Description of the task: Render the material again word for word, skipping the pictures in it.

Information supplied:
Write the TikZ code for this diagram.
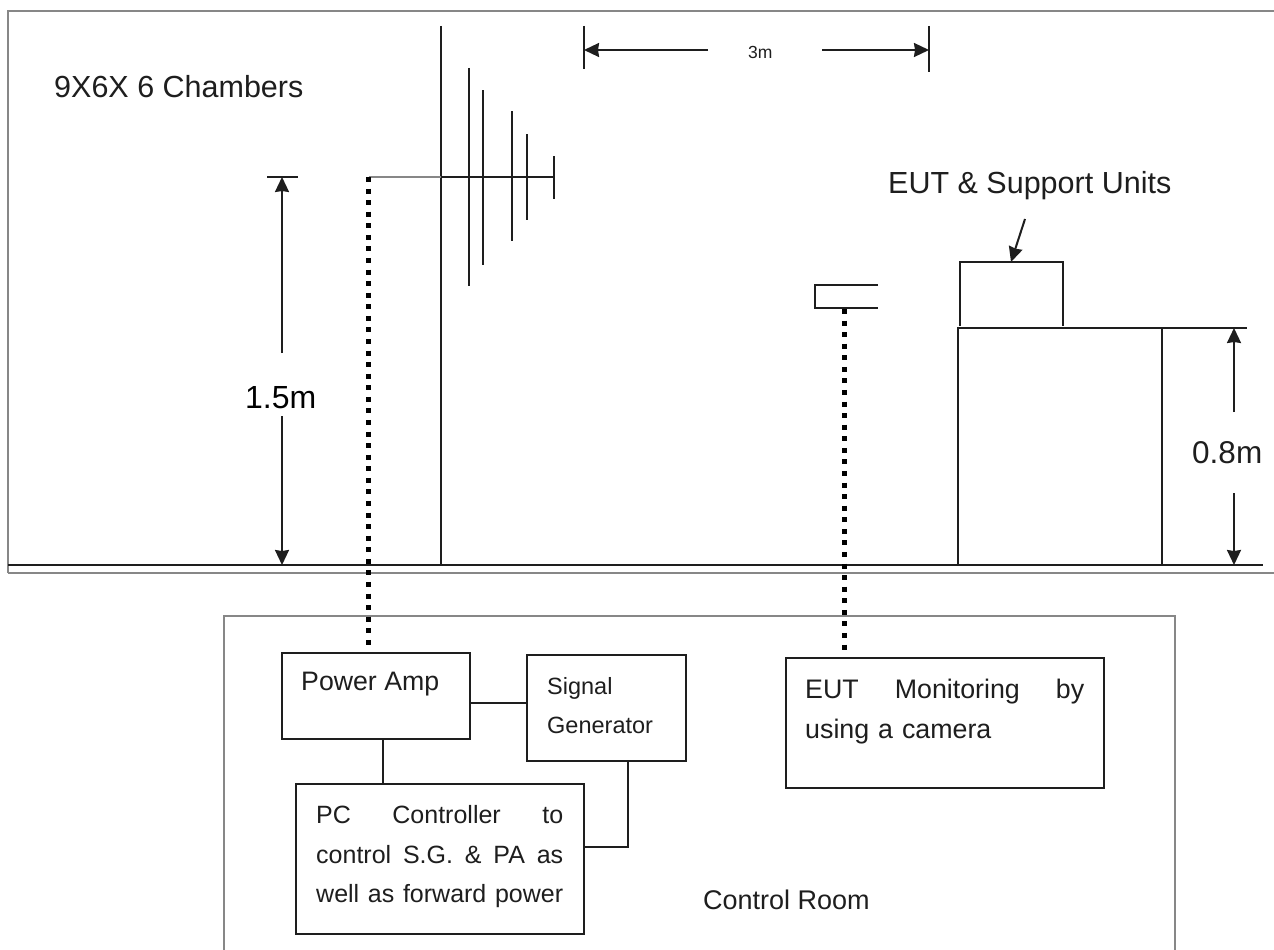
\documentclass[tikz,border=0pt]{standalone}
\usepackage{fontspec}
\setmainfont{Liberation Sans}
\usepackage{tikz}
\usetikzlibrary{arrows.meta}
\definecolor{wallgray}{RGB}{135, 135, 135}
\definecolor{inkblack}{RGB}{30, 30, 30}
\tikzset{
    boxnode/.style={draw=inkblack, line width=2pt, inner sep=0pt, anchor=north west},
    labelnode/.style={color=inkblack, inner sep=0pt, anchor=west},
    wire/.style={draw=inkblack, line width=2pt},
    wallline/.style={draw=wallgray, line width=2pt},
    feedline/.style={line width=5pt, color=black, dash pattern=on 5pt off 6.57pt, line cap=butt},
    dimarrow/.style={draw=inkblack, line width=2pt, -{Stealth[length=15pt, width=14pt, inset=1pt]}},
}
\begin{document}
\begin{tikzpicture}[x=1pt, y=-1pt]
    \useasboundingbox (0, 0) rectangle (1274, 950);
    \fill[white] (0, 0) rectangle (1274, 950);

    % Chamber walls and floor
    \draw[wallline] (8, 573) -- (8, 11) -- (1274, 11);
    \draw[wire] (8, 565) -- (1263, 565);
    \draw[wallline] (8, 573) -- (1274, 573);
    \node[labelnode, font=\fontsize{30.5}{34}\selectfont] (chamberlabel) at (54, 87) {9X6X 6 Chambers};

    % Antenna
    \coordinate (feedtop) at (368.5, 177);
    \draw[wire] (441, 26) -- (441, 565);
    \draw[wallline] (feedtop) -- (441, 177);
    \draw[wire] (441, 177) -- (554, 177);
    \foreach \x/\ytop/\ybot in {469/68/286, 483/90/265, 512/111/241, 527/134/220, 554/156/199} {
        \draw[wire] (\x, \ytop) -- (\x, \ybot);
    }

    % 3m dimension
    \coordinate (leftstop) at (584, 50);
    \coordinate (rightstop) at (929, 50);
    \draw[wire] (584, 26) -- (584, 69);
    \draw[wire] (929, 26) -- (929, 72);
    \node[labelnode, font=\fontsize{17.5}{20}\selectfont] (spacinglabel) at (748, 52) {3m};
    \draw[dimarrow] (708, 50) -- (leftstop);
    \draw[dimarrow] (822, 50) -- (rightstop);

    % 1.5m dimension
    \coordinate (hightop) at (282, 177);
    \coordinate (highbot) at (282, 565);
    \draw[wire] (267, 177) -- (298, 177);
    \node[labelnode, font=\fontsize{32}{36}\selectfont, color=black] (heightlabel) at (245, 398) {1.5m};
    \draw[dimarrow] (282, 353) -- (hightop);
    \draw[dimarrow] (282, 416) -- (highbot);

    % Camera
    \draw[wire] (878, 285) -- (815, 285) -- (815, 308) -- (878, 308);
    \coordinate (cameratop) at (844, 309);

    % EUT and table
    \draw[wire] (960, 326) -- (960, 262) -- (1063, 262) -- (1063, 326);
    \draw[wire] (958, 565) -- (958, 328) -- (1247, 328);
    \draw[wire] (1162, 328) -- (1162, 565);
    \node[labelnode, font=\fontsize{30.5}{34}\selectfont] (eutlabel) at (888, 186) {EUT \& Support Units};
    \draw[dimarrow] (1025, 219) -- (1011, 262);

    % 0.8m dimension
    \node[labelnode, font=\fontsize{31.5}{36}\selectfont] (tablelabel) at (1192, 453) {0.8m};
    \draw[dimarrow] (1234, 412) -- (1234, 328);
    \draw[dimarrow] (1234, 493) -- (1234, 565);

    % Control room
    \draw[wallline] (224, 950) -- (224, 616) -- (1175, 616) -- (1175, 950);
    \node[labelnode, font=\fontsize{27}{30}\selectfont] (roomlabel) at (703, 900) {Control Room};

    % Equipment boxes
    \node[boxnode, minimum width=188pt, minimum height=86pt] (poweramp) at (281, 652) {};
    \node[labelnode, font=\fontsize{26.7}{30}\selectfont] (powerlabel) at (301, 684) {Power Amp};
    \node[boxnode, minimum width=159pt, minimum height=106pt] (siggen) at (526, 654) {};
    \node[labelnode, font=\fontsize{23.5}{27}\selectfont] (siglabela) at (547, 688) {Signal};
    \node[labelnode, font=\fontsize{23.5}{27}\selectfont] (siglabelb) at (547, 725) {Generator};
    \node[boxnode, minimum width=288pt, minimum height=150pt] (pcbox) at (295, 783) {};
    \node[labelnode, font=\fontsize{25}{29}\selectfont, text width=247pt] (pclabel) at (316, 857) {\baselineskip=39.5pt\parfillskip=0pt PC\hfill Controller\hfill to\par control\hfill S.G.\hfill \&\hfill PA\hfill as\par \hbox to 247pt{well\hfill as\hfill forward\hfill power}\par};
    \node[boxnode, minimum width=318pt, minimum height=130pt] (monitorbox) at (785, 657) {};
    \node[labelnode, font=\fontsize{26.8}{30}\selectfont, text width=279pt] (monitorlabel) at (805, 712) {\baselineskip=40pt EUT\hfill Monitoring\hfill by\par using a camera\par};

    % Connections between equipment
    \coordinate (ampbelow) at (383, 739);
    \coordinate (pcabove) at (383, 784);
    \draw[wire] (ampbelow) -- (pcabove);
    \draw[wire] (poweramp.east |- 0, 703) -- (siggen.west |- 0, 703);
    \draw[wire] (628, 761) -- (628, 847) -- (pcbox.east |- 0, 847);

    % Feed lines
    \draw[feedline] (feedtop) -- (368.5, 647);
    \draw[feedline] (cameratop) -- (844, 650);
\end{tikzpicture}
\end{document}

Task result:
Write the TikZ code for this diagram.
\documentclass[tikz,border=0pt]{standalone}
\usepackage{fontspec}
\setmainfont{Liberation Sans}
\usepackage{tikz}
\usetikzlibrary{arrows.meta}
\definecolor{wallgray}{RGB}{135, 135, 135}
\definecolor{inkblack}{RGB}{30, 30, 30}
\tikzset{
    boxnode/.style={draw=inkblack, line width=2pt, inner sep=0pt, anchor=north west},
    labelnode/.style={color=inkblack, inner sep=0pt, anchor=west},
    wire/.style={draw=inkblack, line width=2pt},
    wallline/.style={draw=wallgray, line width=2pt},
    feedline/.style={line width=5pt, color=black, dash pattern=on 5pt off 6.57pt, line cap=butt},
    dimarrow/.style={draw=inkblack, line width=2pt, -{Stealth[length=15pt, width=14pt, inset=1pt]}},
}
\begin{document}
\begin{tikzpicture}[x=1pt, y=-1pt]
    \useasboundingbox (0, 0) rectangle (1274, 950);
    \fill[white] (0, 0) rectangle (1274, 950);

    % Chamber walls and floor
    \draw[wallline] (8, 573) -- (8, 11) -- (1274, 11);
    \draw[wire] (8, 565) -- (1263, 565);
    \draw[wallline] (8, 573) -- (1274, 573);
    \node[labelnode, font=\fontsize{30.5}{34}\selectfont] (chamberlabel) at (54, 87) {9X6X 6 Chambers};

    % Antenna
    \coordinate (feedtop) at (368.5, 177);
    \draw[wire] (441, 26) -- (441, 565);
    \draw[wallline] (feedtop) -- (441, 177);
    \draw[wire] (441, 177) -- (554, 177);
    \foreach \x/\ytop/\ybot in {469/68/286, 483/90/265, 512/111/241, 527/134/220, 554/156/199} {
        \draw[wire] (\x, \ytop) -- (\x, \ybot);
    }

    % 3m dimension
    \coordinate (leftstop) at (584, 50);
    \coordinate (rightstop) at (929, 50);
    \draw[wire] (584, 26) -- (584, 69);
    \draw[wire] (929, 26) -- (929, 72);
    \node[labelnode, font=\fontsize{17.5}{20}\selectfont] (spacinglabel) at (748, 52) {3m};
    \draw[dimarrow] (708, 50) -- (leftstop);
    \draw[dimarrow] (822, 50) -- (rightstop);

    % 1.5m dimension
    \coordinate (hightop) at (282, 177);
    \coordinate (highbot) at (282, 565);
    \draw[wire] (267, 177) -- (298, 177);
    \node[labelnode, font=\fontsize{32}{36}\selectfont, color=black] (heightlabel) at (245, 398) {1.5m};
    \draw[dimarrow] (282, 353) -- (hightop);
    \draw[dimarrow] (282, 416) -- (highbot);

    % Camera
    \draw[wire] (878, 285) -- (815, 285) -- (815, 308) -- (878, 308);
    \coordinate (cameratop) at (844, 309);

    % EUT and table
    \draw[wire] (960, 326) -- (960, 262) -- (1063, 262) -- (1063, 326);
    \draw[wire] (958, 565) -- (958, 328) -- (1247, 328);
    \draw[wire] (1162, 328) -- (1162, 565);
    \node[labelnode, font=\fontsize{30.5}{34}\selectfont] (eutlabel) at (888, 186) {EUT \& Support Units};
    \draw[dimarrow] (1025, 219) -- (1011, 262);

    % 0.8m dimension
    \node[labelnode, font=\fontsize{31.5}{36}\selectfont] (tablelabel) at (1192, 453) {0.8m};
    \draw[dimarrow] (1234, 412) -- (1234, 328);
    \draw[dimarrow] (1234, 493) -- (1234, 565);

    % Control room
    \draw[wallline] (224, 950) -- (224, 616) -- (1175, 616) -- (1175, 950);
    \node[labelnode, font=\fontsize{27}{30}\selectfont] (roomlabel) at (703, 900) {Control Room};

    % Equipment boxes
    \node[boxnode, minimum width=188pt, minimum height=86pt] (poweramp) at (281, 652) {};
    \node[labelnode, font=\fontsize{26.7}{30}\selectfont] (powerlabel) at (301, 684) {Power Amp};
    \node[boxnode, minimum width=159pt, minimum height=106pt] (siggen) at (526, 654) {};
    \node[labelnode, font=\fontsize{23.5}{27}\selectfont] (siglabela) at (547, 688) {Signal};
    \node[labelnode, font=\fontsize{23.5}{27}\selectfont] (siglabelb) at (547, 725) {Generator};
    \node[boxnode, minimum width=288pt, minimum height=150pt] (pcbox) at (295, 783) {};
    \node[labelnode, font=\fontsize{25}{29}\selectfont, text width=247pt] (pclabel) at (316, 857) {\baselineskip=39.5pt\parfillskip=0pt PC\hfill Controller\hfill to\par control\hfill S.G.\hfill \&\hfill PA\hfill as\par \hbox to 247pt{well\hfill as\hfill forward\hfill power}\par};
    \node[boxnode, minimum width=318pt, minimum height=130pt] (monitorbox) at (785, 657) {};
    \node[labelnode, font=\fontsize{26.8}{30}\selectfont, text width=279pt] (monitorlabel) at (805, 712) {\baselineskip=40pt EUT\hfill Monitoring\hfill by\par using a camera\par};

    % Connections between equipment
    \coordinate (ampbelow) at (383, 739);
    \coordinate (pcabove) at (383, 784);
    \draw[wire] (ampbelow) -- (pcabove);
    \draw[wire] (poweramp.east |- 0, 703) -- (siggen.west |- 0, 703);
    \draw[wire] (628, 761) -- (628, 847) -- (pcbox.east |- 0, 847);

    % Feed lines
    \draw[feedline] (feedtop) -- (368.5, 647);
    \draw[feedline] (cameratop) -- (844, 650);
\end{tikzpicture}
\end{document}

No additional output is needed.